Let us say that we have the order $\{1,2,3,4,5,...,k\}$ of $k$ elements. Now, I want to determine in how many different ways can we pick a family of increasing substrings from $\{1,...,k\}$? The rules are the following:
- We do not consider the trivial case of picking the entire $\{1,...,k\}$ as a whole.
- We want to pick at least one increasing substring, but we can pick multiple different ones (such as if $k=5$ we can pick just $\{1,2\}$, but we may also pick $\{1,2\}$ and $\{3,4,5\}$, using the entire sequence and it would also be possible to pick something like $\{1,2\}$ and $\{3,4\}$).
- The substrings may not overlap with one another (i.e. if for example $k=5$ we cannot have $\{1,2,3\}$ and $\{3,4\}$).
- The increasing substrings must only consist of consecutive numbers (i.e. we cannot have anything like $\{1,3,4\}$).

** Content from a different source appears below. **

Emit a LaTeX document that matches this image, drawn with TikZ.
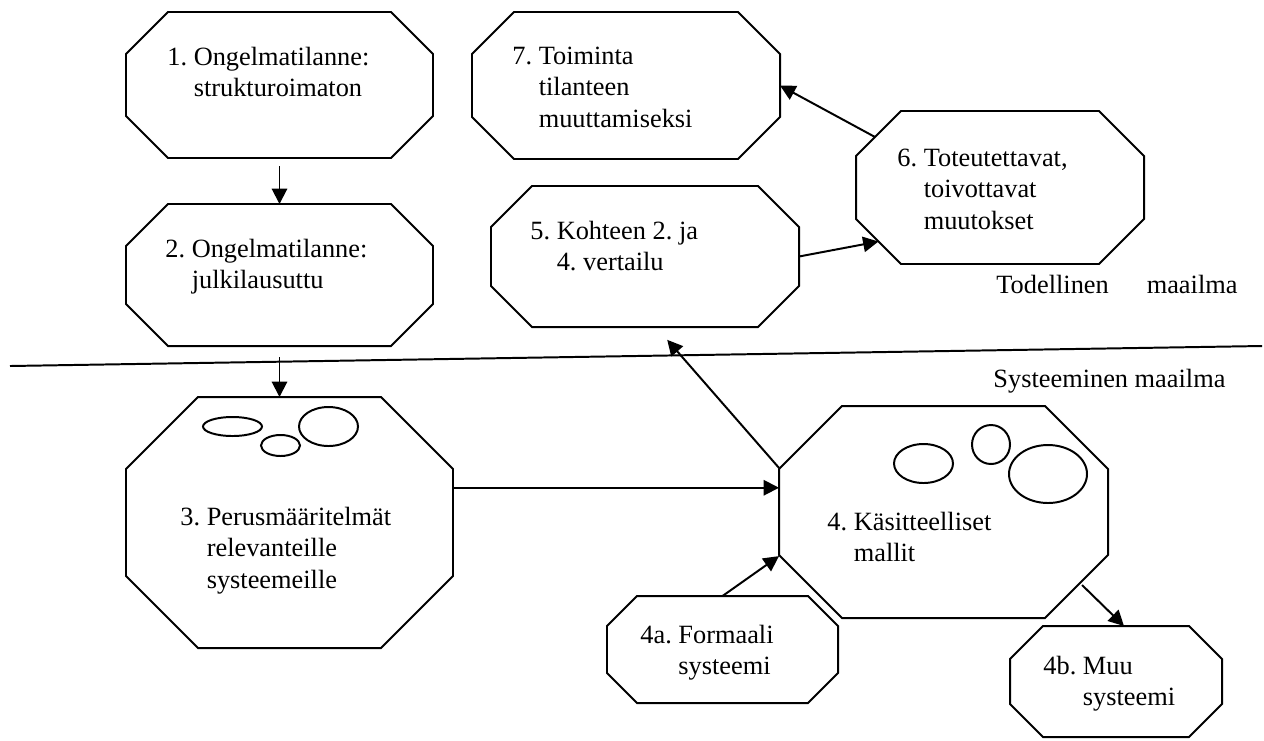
\documentclass[tikz,border=0pt]{standalone}
\usepackage{fontspec}
\setmainfont{Liberation Serif}
\usetikzlibrary{arrows.meta,positioning,calc}
\frenchspacing

\newdimen\pxu
\pxu=0.016cm
\newcommand{\numlines}[1]{\begin{tabular}[t]{@{}l@{\ }l@{}}#1\end{tabular}}

\tikzset{
  box/.style 2 args={rectangle, inner sep=0pt, outer sep=0pt,
    minimum width=#1\pxu, minimum height=#2\pxu},
  edge/.style={line width=0.9pt},
  txt/.style={anchor=base west, inner sep=0pt, font=\fontsize{12}{14.4}\selectfont},
  link/.style={edge, -{Triangle[length=7pt,width=7pt]}}
}

\begin{document}
\begin{tikzpicture}[x=0.016cm, y=-0.016cm]
  \useasboundingbox (0,0) rectangle (1264,740);
  \node[box={307}{146}] (o1) at (279.5,85) {};
  \node[box={307}{142}] (o2) at (279.5,275) {};
  \node[box={327}{251}] (o3) at (289.5,522.5) {};
  \node[box={329}{212}] (o4) at (943.5,512) {};
  \node[box={308}{141}] (o5) at (645,256.5) {};
  \node[box={288}{153}] (o6) at (1000,187.5) {};
  \node[box={308}{147}] (o7) at (626,85.5) {};
  \node[box={231}{107}] (o4a) at (722.5,649.5) {};
  \node[box={212}{111}] (o4b) at (1116,681.5) {};

  \foreach \n/\c in {o1/42,o2/42,o3/72,o4/63,o5/41,o6/45,o7/42,o4a/30,o4b/33}
    \draw[edge] ($(\n.north west)+(\c,0)$) -- ($(\n.north east)+(-\c,0)$)
      -- ($(\n.north east)+(0,\c)$) -- ($(\n.south east)+(0,-\c)$)
      -- ($(\n.south east)+(-\c,0)$) -- ($(\n.south west)+(\c,0)$)
      -- ($(\n.south west)+(0,-\c)$) -- ($(\n.north west)+(0,\c)$) -- cycle;

  \node[txt] (t1) at (167,65) {\numlines{1. & Ongelmatilanne:\\ & strukturoimaton}};
  \node[txt] (t2) at (165,257) {\numlines{2. & Ongelmatilanne:\\ & julkilausuttu}};
  \node[txt] (t3) at (180,525) {\numlines{3. & Perusmääritelmät\\ & relevanteille\\ & systeemeille}};
  \node[txt] (t4) at (827,530) {\numlines{4. & Käsitteelliset\\ & mallit}};
  \node[txt] (t5) at (530,239) {\numlines{5. & Kohteen 2. ja\\ & 4. vertailu}};
  \node[txt] (t6) at (897,166) {\numlines{6. & Toteutettavat,\\ & toivottavat\\ & muutokset}};
  \node[txt] (t7) at (512,64) {\numlines{7. & Toiminta\\ & tilanteen\\ & muuttamiseksi}};
  \node[txt] (t4a) at (640,643) {\numlines{4a. & Formaali\\ & systeemi}};
  \node[txt] (t4b) at (1043,674) {\numlines{4b. & Muu\\ & systeemi}};

  \node[txt] (real) at (996,293) {Todellinen\hspace{38\pxu}maailma};
  \node[txt] (sys) at (993,387) {Systeeminen maailma};

  \coordinate (sepL) at (10,366);
  \coordinate (sepR) at (1262,346);
  \draw[edge] (sepL) -- (sepR);

  \foreach \cx/\cy/\rx/\ry in {232.5/426.5/29.5/9.5, 280.5/445.5/19.5/10.5, 328.5/426.5/29.5/19.5,
      923.5/463.5/29.5/19.5, 991/444.5/19/19.5, 1048/474/39/29}
    \draw[edge] (\cx,\cy) ellipse [x radius=\rx, y radius=\ry];

  \draw[link, shorten <=8\pxu] (o1) -- (o2);
  \draw[link, shorten <=11\pxu] (o2.south) -- (o2.south |- o3.north);
  \draw[link] (o3.12) -- (o3.12 -| o4.west);
  \draw[link, shorten >=17\pxu] (o4.165) -- ($(o5.south)+(11,0)$);
  \draw[link] (o5.east) -- ($(o6.south west)+(22.5,-22.5)$);
  \draw[link] ($(o6.north west)+(19,26)$) -- (o7.east);
  \draw[link] (o4a.north) -- (o4.195);
  \draw[link] ($(o4.south east)+(-26,-33)$) -- ($(o4b.north)+(8,0)$);
\end{tikzpicture}
\end{document}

- A substring cannot be just one single number i.e. $\{1\}$.
So basically, we are curious about how many different combinations of these substrings we can have in total as families. An example would be, for the case of $k=4$ the following:
$\Big\{ \{1,2\}, \{1,2,3\}, \{2,3\}, \{3,4\}, \{2,3,4\}, \{\{1,2\}, \{3,4\}\} \Big\}$
so the number of families in this case would be $6$.
I have thought about it this way: if I have $\{1,...,k\}$ and enumerate them starting from only having one increasing substring such as $\{1,2\}$ or anything $\{1,...,j\}$ where $j \le k-1$. There are the total of $k-1$ of these.
Then we would enumerate any substrings of the length two on their own (minus 1 from the previous part), length three (minus 1 from the previous part), length $k-1$ (minus one from the previous part).
I believe how this is how we would do it for the case of considering only single substrings, but we also want to consider different combinations of multiple substrings, and I am not sure how to go about doing this.
This is the same as asking for the number of subsets of $\{1, \cdots, k\}$ with evenly many elements (not including the empty set or the set $\{1,k\}$). Indeed, we just pair the elements in the subset sequentially to get the first and last elements of your substrings. Thus, with $k=11$ the subset $\{3,6,7,11\}$ corresponds to the family $\{\{3,4,5,6\}, \{7,8,9,10,11\}\}$.
In general there are $2^{k-1}$ subsets with evenly many elements (see, e.g., this question). As we wish to exclude the empty set and the set $\{1,k\}$ the answer is $$\boxed {S_k=2^{k-1}-2}$$
Note that $S_3=4-2=2$ and $S_4=8-2=6$ in harmony with your examples.